Entries with chart source code
--- start ---

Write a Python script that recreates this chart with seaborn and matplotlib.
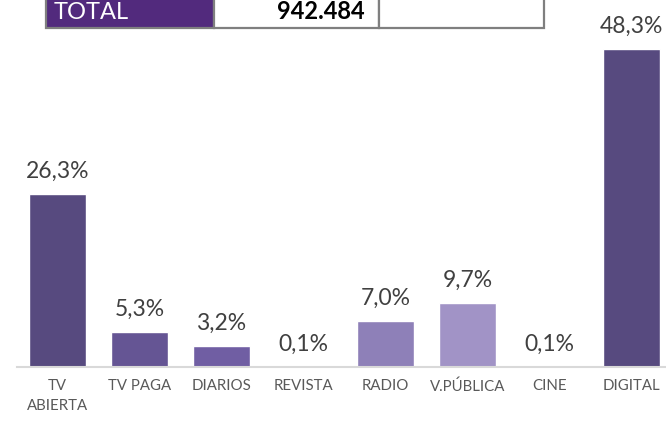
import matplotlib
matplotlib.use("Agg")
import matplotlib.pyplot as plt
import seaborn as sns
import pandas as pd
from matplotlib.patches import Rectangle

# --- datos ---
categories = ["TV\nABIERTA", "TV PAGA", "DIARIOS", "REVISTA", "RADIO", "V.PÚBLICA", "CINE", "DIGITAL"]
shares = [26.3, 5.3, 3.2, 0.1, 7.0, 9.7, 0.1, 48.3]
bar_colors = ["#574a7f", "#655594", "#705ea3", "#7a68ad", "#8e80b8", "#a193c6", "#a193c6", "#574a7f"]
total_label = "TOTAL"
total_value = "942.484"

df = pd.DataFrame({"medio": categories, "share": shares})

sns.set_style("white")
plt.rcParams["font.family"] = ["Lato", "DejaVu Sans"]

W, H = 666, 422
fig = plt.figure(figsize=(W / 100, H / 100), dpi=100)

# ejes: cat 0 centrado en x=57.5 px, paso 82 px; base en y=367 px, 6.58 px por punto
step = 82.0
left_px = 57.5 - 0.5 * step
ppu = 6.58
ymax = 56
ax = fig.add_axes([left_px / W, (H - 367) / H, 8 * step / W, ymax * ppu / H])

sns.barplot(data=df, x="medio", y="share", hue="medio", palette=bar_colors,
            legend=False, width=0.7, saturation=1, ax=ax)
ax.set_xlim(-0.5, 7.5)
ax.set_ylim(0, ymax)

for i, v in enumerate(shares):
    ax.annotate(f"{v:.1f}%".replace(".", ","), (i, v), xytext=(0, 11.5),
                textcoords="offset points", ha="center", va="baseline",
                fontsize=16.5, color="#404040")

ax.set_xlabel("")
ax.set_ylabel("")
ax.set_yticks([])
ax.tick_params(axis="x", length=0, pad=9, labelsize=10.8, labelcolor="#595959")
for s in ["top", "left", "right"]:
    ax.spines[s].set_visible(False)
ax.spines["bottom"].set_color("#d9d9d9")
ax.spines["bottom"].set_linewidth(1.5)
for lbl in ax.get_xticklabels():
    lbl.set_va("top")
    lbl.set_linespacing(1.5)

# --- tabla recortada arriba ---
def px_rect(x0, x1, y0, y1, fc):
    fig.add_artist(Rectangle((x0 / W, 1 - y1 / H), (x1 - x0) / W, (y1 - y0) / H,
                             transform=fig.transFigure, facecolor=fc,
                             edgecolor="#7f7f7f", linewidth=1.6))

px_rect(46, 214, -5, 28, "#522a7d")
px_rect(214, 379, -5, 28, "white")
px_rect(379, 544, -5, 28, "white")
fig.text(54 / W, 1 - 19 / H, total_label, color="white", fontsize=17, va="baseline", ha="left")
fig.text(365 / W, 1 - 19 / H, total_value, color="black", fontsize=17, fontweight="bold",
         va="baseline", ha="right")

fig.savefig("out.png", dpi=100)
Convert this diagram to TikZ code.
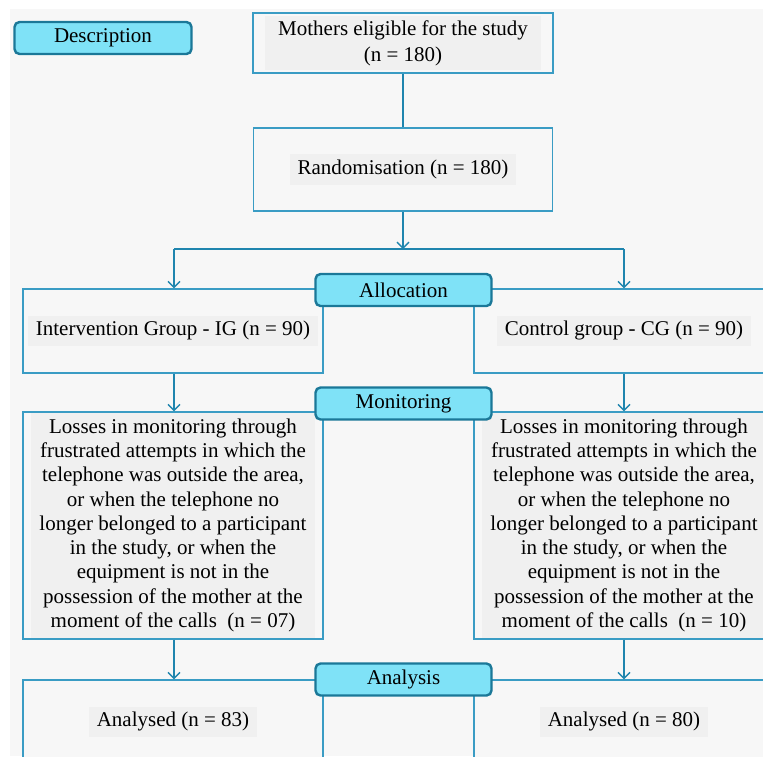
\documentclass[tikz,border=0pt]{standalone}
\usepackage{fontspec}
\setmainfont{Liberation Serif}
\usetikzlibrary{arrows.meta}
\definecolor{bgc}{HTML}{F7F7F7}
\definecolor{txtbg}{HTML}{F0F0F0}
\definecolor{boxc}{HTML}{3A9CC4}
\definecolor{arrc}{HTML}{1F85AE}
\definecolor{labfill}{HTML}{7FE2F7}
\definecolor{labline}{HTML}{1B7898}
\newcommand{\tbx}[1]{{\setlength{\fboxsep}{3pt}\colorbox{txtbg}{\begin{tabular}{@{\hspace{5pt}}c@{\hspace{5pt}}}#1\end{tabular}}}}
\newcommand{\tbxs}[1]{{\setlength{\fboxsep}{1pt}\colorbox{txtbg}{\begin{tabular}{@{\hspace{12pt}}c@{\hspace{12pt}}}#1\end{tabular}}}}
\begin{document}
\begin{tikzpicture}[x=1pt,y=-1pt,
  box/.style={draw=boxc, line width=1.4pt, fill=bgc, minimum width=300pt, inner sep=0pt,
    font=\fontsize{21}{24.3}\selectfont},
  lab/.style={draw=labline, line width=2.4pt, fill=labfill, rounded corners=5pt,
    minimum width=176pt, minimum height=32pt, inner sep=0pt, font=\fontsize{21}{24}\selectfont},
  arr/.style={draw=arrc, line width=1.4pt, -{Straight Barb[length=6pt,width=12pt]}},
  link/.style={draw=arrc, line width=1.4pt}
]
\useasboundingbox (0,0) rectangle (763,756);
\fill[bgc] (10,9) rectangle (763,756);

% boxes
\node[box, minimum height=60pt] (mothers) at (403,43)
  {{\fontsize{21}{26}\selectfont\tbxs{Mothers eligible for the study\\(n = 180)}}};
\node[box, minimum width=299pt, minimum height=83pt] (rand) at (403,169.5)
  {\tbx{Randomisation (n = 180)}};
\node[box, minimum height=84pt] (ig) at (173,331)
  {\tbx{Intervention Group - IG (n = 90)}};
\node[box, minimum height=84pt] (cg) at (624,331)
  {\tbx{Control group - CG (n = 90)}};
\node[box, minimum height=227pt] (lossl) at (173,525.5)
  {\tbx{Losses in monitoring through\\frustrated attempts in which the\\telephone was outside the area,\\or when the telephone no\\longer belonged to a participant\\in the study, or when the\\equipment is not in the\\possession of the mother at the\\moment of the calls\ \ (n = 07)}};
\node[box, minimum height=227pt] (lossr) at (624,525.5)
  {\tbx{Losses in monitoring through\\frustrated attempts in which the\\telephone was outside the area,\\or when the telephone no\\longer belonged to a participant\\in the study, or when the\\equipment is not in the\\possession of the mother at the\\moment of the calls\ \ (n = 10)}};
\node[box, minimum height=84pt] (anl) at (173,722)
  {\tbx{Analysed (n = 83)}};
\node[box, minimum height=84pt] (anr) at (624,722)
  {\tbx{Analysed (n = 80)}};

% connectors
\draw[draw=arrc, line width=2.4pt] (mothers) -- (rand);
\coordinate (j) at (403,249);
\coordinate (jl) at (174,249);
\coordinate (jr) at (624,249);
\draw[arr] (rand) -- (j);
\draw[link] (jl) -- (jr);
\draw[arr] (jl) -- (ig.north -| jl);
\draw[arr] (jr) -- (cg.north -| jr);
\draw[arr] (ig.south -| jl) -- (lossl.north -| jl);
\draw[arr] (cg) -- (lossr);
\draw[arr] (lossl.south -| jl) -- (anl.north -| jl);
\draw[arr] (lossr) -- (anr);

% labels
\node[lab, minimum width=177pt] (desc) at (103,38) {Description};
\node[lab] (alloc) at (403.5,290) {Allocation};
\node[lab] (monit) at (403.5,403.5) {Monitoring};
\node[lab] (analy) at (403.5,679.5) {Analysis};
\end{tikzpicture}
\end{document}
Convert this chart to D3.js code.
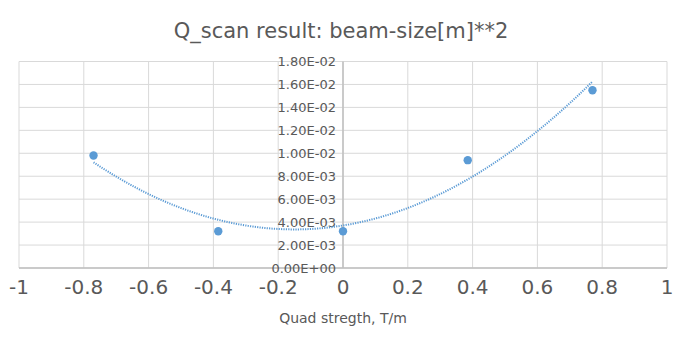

--- end ---

Problem to solve: Leave the pictures out and please restate exactly the lines running from the start of the material through the one with "from matplotlib.patches import Rectangle".

Expected answer:
Write a Python script that recreates this chart with seaborn and matplotlib.
import matplotlib
matplotlib.use("Agg")
import matplotlib.pyplot as plt
import seaborn as sns
import pandas as pd
from matplotlib.patches import Rectangle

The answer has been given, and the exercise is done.